6. Mandatory Reviews and the “Comply or Explain” Option
SEBI has effectively ended the era of voluntary disclosures.
a. Pre-issuance review: You need an independent reviewer to confirm taxonomy alignment before you can issue anything.
b. Post-issuance verification: Annual audits are required to confirm you actually used the funds as promised.
c. “Comply or Explain” flexibility: Smaller listed entities can temporarily explain non-compliance with certain disclosures-as long as they include a credible roadmap in their Annual Report.
This transition phase is particularly relevant if you’re working with mid-cap companies.
7. BRSR in 2026: No Longer a Tick-Box Exercise
The Business Responsibility and Sustainability Report (BRSR) has gone from being a “soft disclosure” to a high-stakes compliance document. The current reporting cycle is all about Reasonable Assurance.
What you need to know for 2026 (FY 2025-26):
a. BRSR Core Assurance: As per circular issued on July 12, 2023 (SEBI/HO/CFD/CFD-SEC-2/P/CIR/2023/122) by SEBI, the top 500 listed entities now need to get reasonable assurance (which is a higher bar than “limited assurance”) over nine core KPIs in FY 2025-26. This mandate expands to the top 1,000 entities starting next financial year (FY 2026-27).
b. Value Chain Disclosures: Right now, the top 250 listed entities are expected to report ESG data for their entire value chain (upstream and downstream) on a voluntary/comply-or-explain basis. From FY 2026-27 onwards, this becomes a mandatory “assurance” requirement.
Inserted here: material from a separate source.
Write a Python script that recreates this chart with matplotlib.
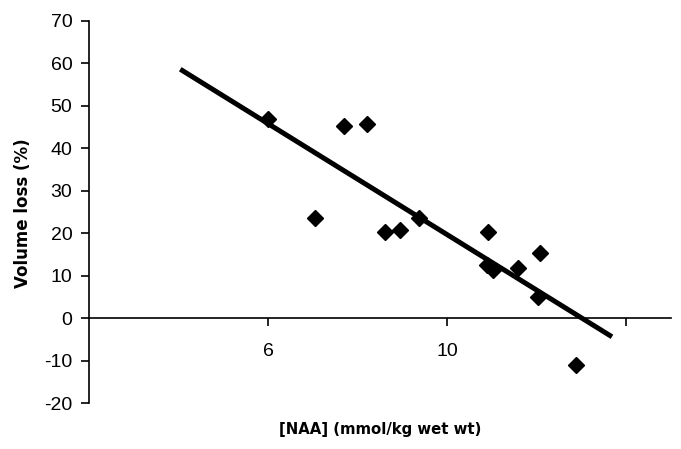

c. The MSME ripple effect: Even unlisted MSMEs are feeling the pressure now. As the top 250 companies gear up for next year’s mandatory value chain reporting, they’re already asking their suppliers for GHG and water-usage data to build their baselines.
Wrapping Up: The CA as a Green Navigator
Our role as Chartered Accountants has shifted-quietly, but fundamentally.
We’re not just about tax optimization and statutory compliance anymore. Today, we’re green navigators, helping businesses lower their cost of capital, manage transition risks, and stay credible in an increasingly strict regulatory environment.
The professionals who understand green finance early won’t just protect their clients-they’ll actively shape the next phase of Indian corporate finance.
And honestly? That’s a pretty exciting place to be.
Sources and References
1.SEBI Circular (June 5, 2025): Framework for issuance and listing of ESG Debt Securities.
2. Ministry of Finance (May 2025): Draft Climate Finance Taxonomy for India.
3. SEBI (NCS) Regulations, 2021 (amended 2024–25).
4. NITI Aayog Report (January 2026): MSME Green Transition Roadmap.
5. SEBI Master Circular on BRSR Core (updated 2025).
6. RBI Guidelines (2024–25): Green deposits by banks and NBFCs.